Un rappel historique pour tous les amnésiques des péripéties d’une affaire qui perdure. Une conférence tient lieu d’accords entre le Maroc, l’Espagne et la Mauritanie, datée du 14 novembre 1975. Un marché de dupes que le Maroc réussira à démanteler par une immense « Marche verte » de 350.000 participants ; l’objectif étant de lever l’occupation espagnole du Sahara marocain.
Il s’ensuit un véritable rituel de négociations directes ou indirectes sur l’état actuel et le devenir du Sahara marocain. L’Espagne et la France sont constamment de la partie. Les mouvements de libération du carcan colonial battent leur plein. Un facteur un peu plus déterminant que d’autres va accompagner cette période trouble dans ses frontières avec les voisins. Il s’agit précisément de la délimitation des frontières où l’on s’essaye à une vie politique avec les siens et les autres. De par sa nature et sa culture, le Maroc s’est trouvé au centre d’une transition coloniale franco-espagnole. Comme chacun sait, le tracé des frontières est plus enclin de répondre aux exigences des occupants plutôt que des occupés. Cette règle fonctionne à la perfection avec le tracé des frontières entre le Maroc et l’Algérie. Aucune surprise donc que l’Algérie française soit mieux servie que le Maroc dans sa ligne droite vers la décolonisation. D’autant plus que le Maroc venait de connaître l’une de ses plus grandes défaites militaires, à la Bataille d’Isly dans le Nord-ouest du pays. Il en sortira le traité de Lalla Maghnia, le 18 mars 1845. Dès l’article 1 du traité, les législateurs de service tentent d’éviter toute polémique sur les frontières. Il est dit que les plénipotentiaires du moment n’y toucheront pas. Il n’empêche. Le traité de Lalla Maghnia servira bel et bien de référence pour d’autres découpages. Pour preuve, les régions de Tindouf et de Colomb-Bechar, alors sous souveraineté marocaine, sont intégrées à l’Algerie française ; bien évidemment après la découverte du pétrole et d’autres minerais, notamment le fer et le manganèse.
Devenu indépendant en 1956, le Maroc se dépêche de réclamer ses territoires. La France accepte sous condition d’exploitation en commun des gisements miniers ; ainsi que l’interdiction d’abriter des insurgés algériens ou de discuter de leur restitution.

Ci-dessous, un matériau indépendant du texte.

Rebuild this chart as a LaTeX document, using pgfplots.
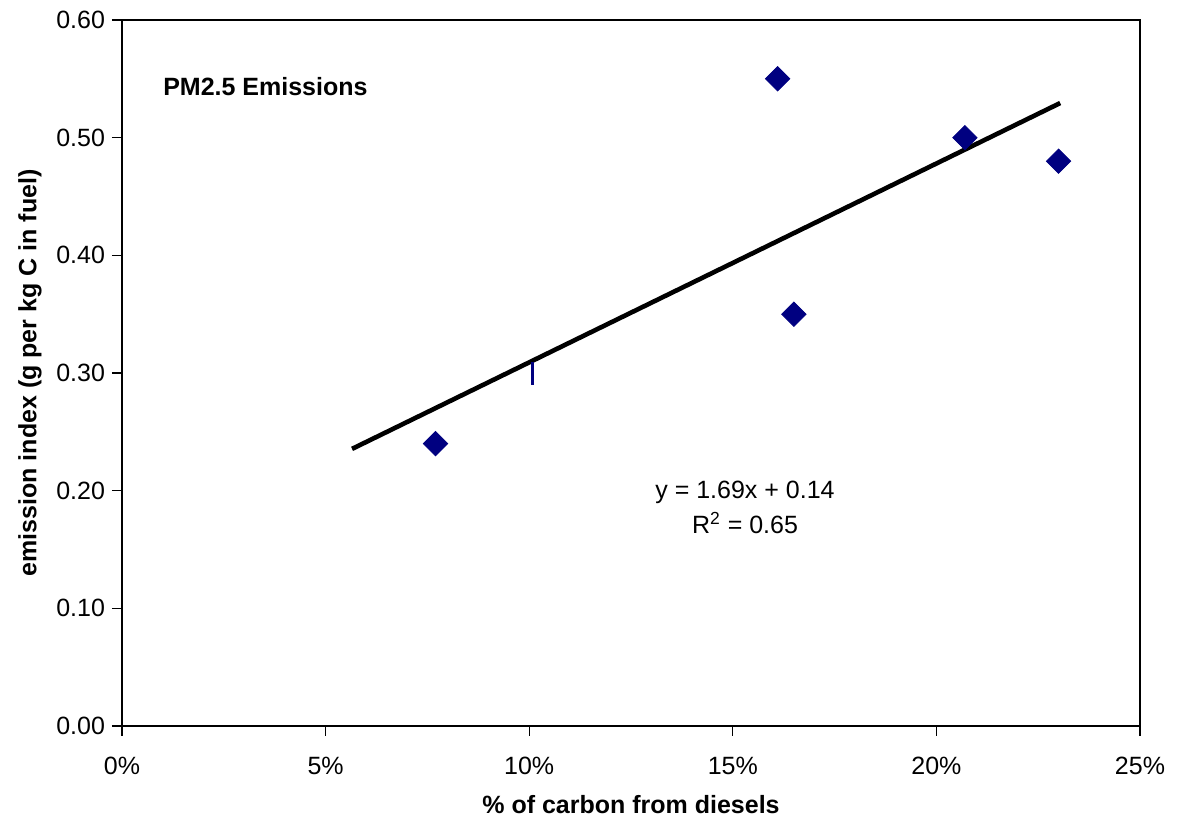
\documentclass[border=0pt]{standalone}
\usepackage{pgfplots}
\pgfplotsset{compat=1.18}
\usepackage{fontspec}
\setmainfont{Liberation Sans}
\definecolor{navy}{RGB}{0,0,128}
\begin{document}
\begin{tikzpicture}
\useasboundingbox (-61pt,-48.5pt) rectangle (529pt,363pt);
\begin{axis}[
  scale only axis,
  width=509pt, height=353pt,
  xmin=0, xmax=0.25, ymin=0, ymax=0.6,
  xtick={0,0.05,0.10,0.15,0.20,0.25},
  xticklabels={0\%,5\%,10\%,15\%,20\%,25\%},
  ytick={0,0.1,0.2,0.3,0.4,0.5,0.6},
  yticklabel style={/pgf/number format/.cd,fixed,fixed zerofill,precision=2},
  xticklabel style={yshift=-7pt},
  /pgf/number format/assume math mode=true,
  tick align=outside, tick pos=left,
  major tick length=5pt,
  axis line style={black, line width=0.6pt},
  every tick/.style={black, line width=0.6pt},
  tick label style={font=\fontsize{12.5}{15}\selectfont},
  label style={font=\fontsize{12.5}{15}\selectfont\bfseries},
  xlabel={\% of carbon from diesels},
  ylabel={emission index (g per kg C in fuel)},
  xlabel style={at={(axis description cs:0.5,-0.1119)}, anchor=center},
  ylabel style={at={(axis description cs:-0.0904,0.5)}, anchor=center},
  clip=false,
]
% trend line
\addplot[black, line width=2.3pt] coordinates {(0.0565,0.2355)(0.2304,0.5294)};
% small blue bar
\addplot[navy, line width=1.4pt] coordinates {(0.1009,0.290)(0.1009,0.309)};
% data points
\addplot[only marks, mark=square*, mark size=4.3pt, mark options={rotate=45, fill=navy, draw=navy}]
  coordinates {(0.077,0.24)(0.161,0.55)(0.165,0.35)(0.207,0.50)(0.230,0.48)};
\node[anchor=west, font=\fontsize{12.5}{15}\selectfont\bfseries] at (axis cs:0.0084,0.543) {PM2.5 Emissions};
\node[align=center, font=\fontsize{12.5}{17.5}\selectfont] at (axis cs:0.153,0.186) {y = 1.69x + 0.14\\R\textsuperscript{2} = 0.65};
\end{axis}
\end{tikzpicture}
\end{document}
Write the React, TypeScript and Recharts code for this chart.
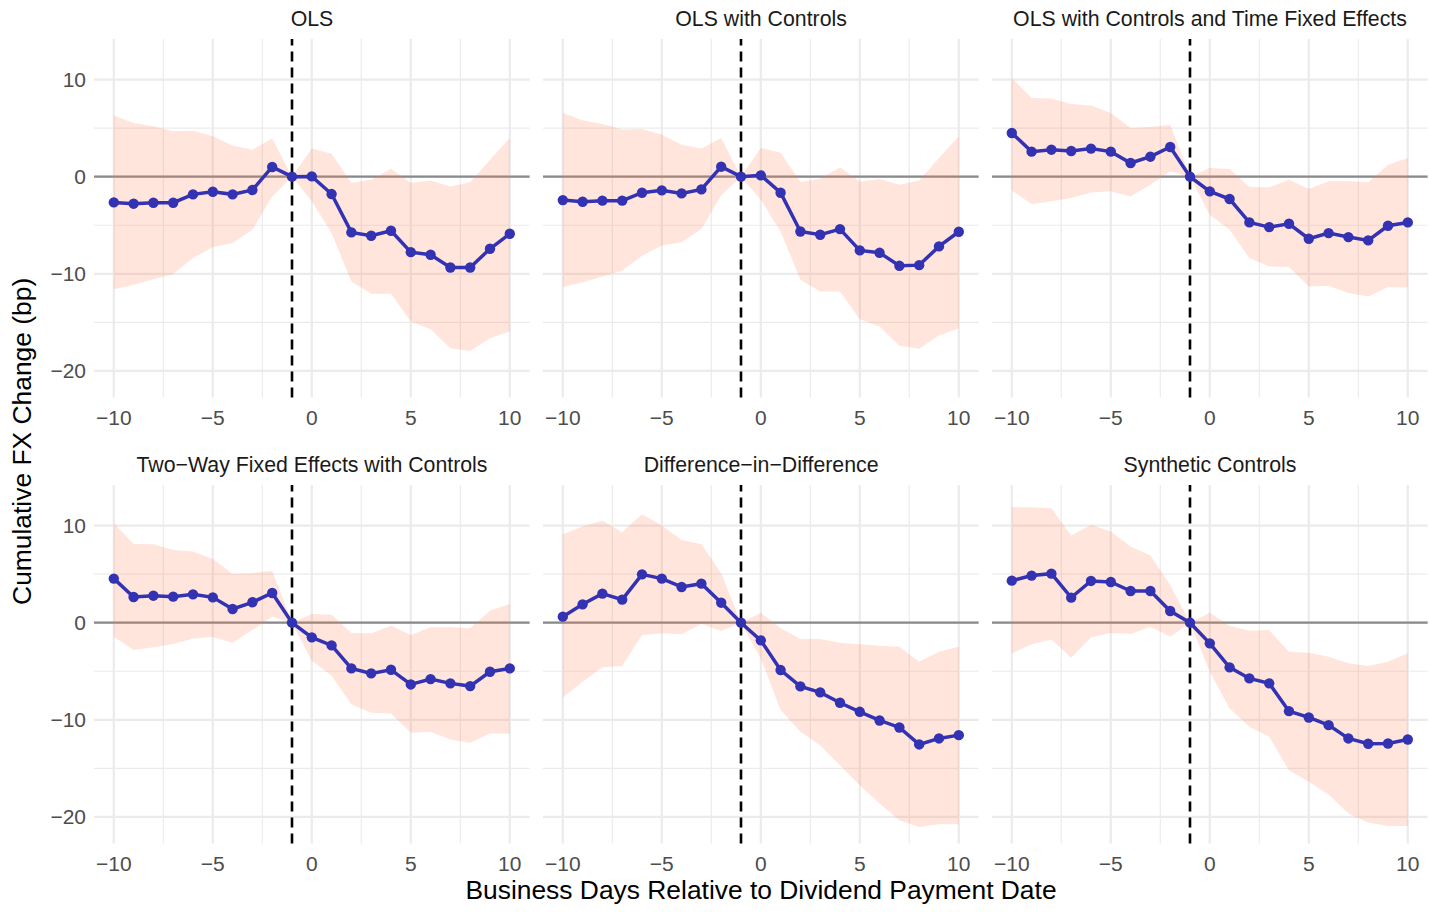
import React from 'react';
import { ComposedChart, Area, Line, XAxis, YAxis, ReferenceLine } from 'recharts';

const FONT = '"Liberation Sans", Arial, Helvetica, sans-serif';

// ---- data ----
const days = [-10, -9, -8, -7, -6, -5, -4, -3, -2, -1, 0, 1, 2, 3, 4, 5, 6, 7, 8, 9, 10];

const olsEst = [-2.65, -2.78, -2.68, -2.68, -1.82, -1.55, -1.82, -1.37, 1.0, 0, 0.03, -1.79, -5.74, -6.08, -5.57, -7.77, -8.04, -9.35, -9.35, -7.42, -5.88];
const olsHi = [6.29, 5.53, 5.19, 4.67, 4.74, 4.16, 3.2, 2.78, 3.92, 0, 2.89, 2.37, -0.65, -0.31, 0.82, -0.65, -0.38, -1.0, -0.58, 1.75, 3.99];
const olsLo = [-11.58, -11.13, -10.55, -10.03, -8.38, -7.25, -6.84, -5.46, -2.03, 0, -2.54, -5.81, -10.79, -12.06, -12.06, -14.91, -15.7, -17.66, -17.94, -16.63, -15.95];

const ctrlEst = [-2.41, -2.58, -2.47, -2.47, -1.65, -1.41, -1.72, -1.31, 1.03, 0, 0.14, -1.65, -5.64, -5.98, -5.4, -7.59, -7.84, -9.18, -9.11, -7.18, -5.67];
const ctrlHi = [6.56, 5.81, 5.43, 4.85, 4.91, 4.33, 3.3, 2.89, 3.99, 0, 2.96, 2.47, -0.55, -0.21, 0.96, -0.52, -0.24, -0.82, -0.38, 1.92, 4.16];
const ctrlLo = [-11.37, -10.86, -10.27, -9.69, -8.14, -7.08, -6.74, -5.4, -1.92, 0, -2.37, -5.64, -10.62, -11.82, -11.82, -14.67, -15.43, -17.42, -17.73, -16.36, -15.6];

const tfeEst = [4.5, 2.58, 2.78, 2.65, 2.89, 2.58, 1.41, 2.06, 3.06, 0, -1.51, -2.3, -4.71, -5.19, -4.85, -6.39, -5.81, -6.22, -6.56, -5.05, -4.71];
const tfeHi = [10.17, 8.11, 8.04, 7.49, 7.32, 6.56, 5.02, 5.12, 5.36, 0, 0.89, 0.79, -1.07, -1.1, -0.31, -1.27, -0.48, -0.48, -0.58, 1.24, 1.92];
const tfeLo = [-1.44, -2.82, -2.54, -2.2, -1.62, -1.51, -2.03, -0.82, 0.55, 0, -3.92, -5.46, -8.38, -9.24, -9.31, -11.31, -11.24, -11.99, -12.34, -11.37, -11.41];

const twfeEst = [4.54, 2.65, 2.78, 2.68, 2.92, 2.61, 1.41, 2.1, 3.06, 0, -1.51, -2.34, -4.71, -5.22, -4.85, -6.36, -5.81, -6.25, -6.53, -5.05, -4.71];
const twfeHi = [10.24, 8.11, 8.08, 7.49, 7.32, 6.56, 5.02, 5.09, 5.36, 0, 0.89, 0.82, -1.07, -1.1, -0.31, -1.27, -0.48, -0.48, -0.58, 1.24, 1.92];
const twfeLo = [-1.44, -2.82, -2.54, -2.2, -1.62, -1.48, -2.06, -0.76, 0.62, 0, -3.92, -5.46, -8.42, -9.28, -9.35, -11.34, -11.24, -12.03, -12.37, -11.41, -11.41];

const didEst = [0.62, 1.89, 2.99, 2.37, 4.98, 4.54, 3.68, 4.02, 2.06, 0, -1.82, -4.88, -6.56, -7.18, -8.25, -9.18, -10.07, -10.79, -12.54, -11.92, -11.58];
const didHi = [9.11, 9.9, 10.52, 9.31, 11.17, 10.0, 8.52, 8.08, 5.09, 0, 1.03, -0.58, -1.68, -1.68, -2.06, -2.23, -2.37, -2.47, -4.02, -2.99, -2.47];
const didLo = [-7.7, -6.08, -4.6, -4.47, -1.27, -1.1, -1.2, -0.14, -0.86, 0, -3.68, -9.0, -11.24, -12.61, -14.67, -16.74, -18.63, -20.34, -21.03, -20.76, -20.76];

const scEst = [4.33, 4.85, 5.05, 2.58, 4.3, 4.19, 3.26, 3.26, 1.2, 0, -2.13, -4.6, -5.74, -6.25, -9.11, -9.76, -10.55, -11.92, -12.47, -12.44, -12.03];
const scHi = [11.89, 11.89, 11.79, 8.97, 10.07, 9.38, 7.84, 6.91, 3.88, 0, 1.03, -0.34, -0.82, -0.76, -2.99, -3.09, -3.51, -4.19, -4.47, -4.02, -3.16];
const scLo = [-3.16, -2.23, -1.72, -3.61, -1.51, -1.07, -1.17, -0.41, -1.44, 0, -5.05, -8.83, -10.72, -11.75, -15.19, -16.39, -17.7, -19.66, -20.58, -20.93, -20.93];

const titles = [
  'OLS',
  'OLS with Controls',
  'OLS with Controls and Time Fixed Effects',
  'Two\u2212Way Fixed Effects with Controls',
  'Difference\u2212in\u2212Difference',
  'Synthetic Controls',
];

const xTicks = [-10, -5, 0, 5, 10];
const xMinor = [-7.5, -2.5, 2.5, 7.5];
const yTicks = [-20, -10, 0, 10];
const yMinor = [-15, -5, 5];
const eventLine = -1;

const panels = [
  { title: titles[0], est: olsEst, lo: olsLo, hi: olsHi },
  { title: titles[1], est: ctrlEst, lo: ctrlLo, hi: ctrlHi },
  { title: titles[2], est: tfeEst, lo: tfeLo, hi: tfeHi },
  { title: titles[3], est: twfeEst, lo: twfeLo, hi: twfeHi },
  { title: titles[4], est: didEst, lo: didLo, hi: didHi },
  { title: titles[5], est: scEst, lo: scLo, hi: scHi },
];

// ---- layout ----
const PLOT_LEFT = [94.2, 543.3, 992.2];
const PLOT_TOP = [39.3, 485];
const PLOT_W = 435.6;
const PLOT_H = 358.4;
const Y_AXIS_W = 80;
const X_AXIS_H = 40;
const Y_DOMAIN: [number, number] = [-22.73, 14.18];
const X_DOMAIN: [number, number] = [-11, 11];

const LINE_COLOR = '#3232B2';
const RIBBON = '#FF7F50';
const GRID = '#EBEBEB';

const fmt = (v: number) => (v < 0 ? `\u2212${Math.abs(v)}` : `${v}`);
const tickStyle = { fill: '#4D4D4D', fontSize: 21, fontFamily: FONT };

function Panel({ p, col, row }: { p: any; col: number; row: number }) {
  const data = days.map((d, i) => ({ day: d, est: p.est[i], band: [p.lo[i], p.hi[i]] }));
  const showY = col === 0;
  const w = PLOT_W + (showY ? Y_AXIS_W : 0);
  const h = PLOT_H + X_AXIS_H;
  return (
    <div style={{ position: 'absolute', left: PLOT_LEFT[col] - (showY ? Y_AXIS_W : 0), top: PLOT_TOP[row] }}>
      <ComposedChart width={w} height={h} data={data} margin={{ top: 0, right: 0, bottom: 0, left: 0 }}>
        <XAxis
          dataKey="day"
          type="number"
          domain={X_DOMAIN}
          ticks={xTicks}
          interval={0}
          allowDataOverflow
          axisLine={false}
          tickLine={false}
          tickMargin={7}
          height={X_AXIS_H}
          tick={tickStyle}
          tickFormatter={fmt}
        />
        <YAxis
          type="number"
          domain={Y_DOMAIN}
          ticks={yTicks}
          interval={0}
          allowDataOverflow
          hide={!showY}
          width={Y_AXIS_W}
          axisLine={false}
          tickLine={false}
          tick={tickStyle}
          tickFormatter={fmt}
        />
        {yMinor.map((v) => (
          <ReferenceLine key={'ym' + v} y={v} stroke={GRID} strokeWidth={1.2} zIndex={-100} />
        ))}
        {xMinor.map((v) => (
          <ReferenceLine key={'xm' + v} x={v} stroke={GRID} strokeWidth={1.2} zIndex={-100} />
        ))}
        {yTicks.map((v) => (
          <ReferenceLine key={'yM' + v} y={v} stroke={GRID} strokeWidth={2.2} zIndex={-100} />
        ))}
        {xTicks.map((v) => (
          <ReferenceLine key={'xM' + v} x={v} stroke={GRID} strokeWidth={2.2} zIndex={-100} />
        ))}
        <ReferenceLine y={0} stroke="#8A8A8A" strokeWidth={2.2} zIndex={50} />
        <Area
          dataKey="band"
          type="linear"
          stroke="none"
          fill={RIBBON}
          fillOpacity={0.2}
          dot={false}
          activeDot={false}
          isAnimationActive={false}
        />
        <ReferenceLine x={eventLine} stroke="#000000" strokeWidth={2.6} strokeDasharray="10 6" zIndex={150} />
        <Line
          dataKey="est"
          type="linear"
          stroke={LINE_COLOR}
          strokeWidth={3.5}
          dot={{ r: 5.2, fill: LINE_COLOR, stroke: 'none', strokeWidth: 0 }}
          activeDot={false}
          isAnimationActive={false}
        />
      </ComposedChart>
    </div>
  );
}

export default function App() {
  const centerX = (PLOT_LEFT[0] + PLOT_LEFT[2] + PLOT_W) / 2;
  const centerY = (PLOT_TOP[0] + PLOT_TOP[1] + PLOT_H) / 2;
  return (
    <div
      style={{
        position: 'absolute',
        left: 0,
        top: 0,
        width: 1429,
        height: 912,
        background: '#ffffff',
        overflow: 'hidden',
        fontFamily: FONT,
      }}
    >
      {panels.map((p, i) => (
        <Panel key={i} p={p} col={i % 3} row={Math.floor(i / 3)} />
      ))}
      <svg
        width={1429}
        height={912}
        style={{ position: 'absolute', left: 0, top: 0, pointerEvents: 'none' }}
      >
        {panels.map((p, i) => {
          const col = i % 3;
          const row = Math.floor(i / 3);
          return (
            <text
              key={i}
              x={PLOT_LEFT[col] + PLOT_W / 2}
              y={PLOT_TOP[row] - 13.3}
              textAnchor="middle"
              fontSize={21.3}
              fontFamily={FONT}
              fill="#1A1A1A"
            >
              {p.title}
            </text>
          );
        })}
        <text x={centerX} y={899} textAnchor="middle" fontSize={26.4} fontFamily={FONT} fill="#000000">
          Business Days Relative to Dividend Payment Date
        </text>
        <text
          x={31.5}
          y={centerY}
          textAnchor="middle"
          fontSize={26.4}
          fontFamily={FONT}
          fill="#000000"
          transform={`rotate(-90, 31.5, ${centerY})`}
        >
          Cumulative FX Change (bp)
        </text>
      </svg>
    </div>
  );
}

Dans tous les conflits nationaux ou internationaux, les plus impliqués sont les premiers à être appelés à la barre. Il se trouve que la France et l’Espagne sont les deux puissances coloniales par lesquelles ce conflit est arrivé. C’est à ce titre qu’ils ont été interpellés pour y trouver une solution de sortie acceptable par les anciennes colonies au premier rang desquels se trouve le Maroc. En clair, un territoire où la parole du colonisateur primait sur celle du colonisé. En plus clair encore, la France et l’Espagne avaient des intérêts économiques qui commandaient toute velléité politique anti-coloniale. C’est à ce niveau, et nulle part ailleurs que les prises de position de l’Espagne, de la France et des États Unis d’Amérique pourraient être appréciées à leur juste valeur. Ce sont là des référants incontournables qui empêchent le déblocage diplomatique du dossier du Sahara marocain.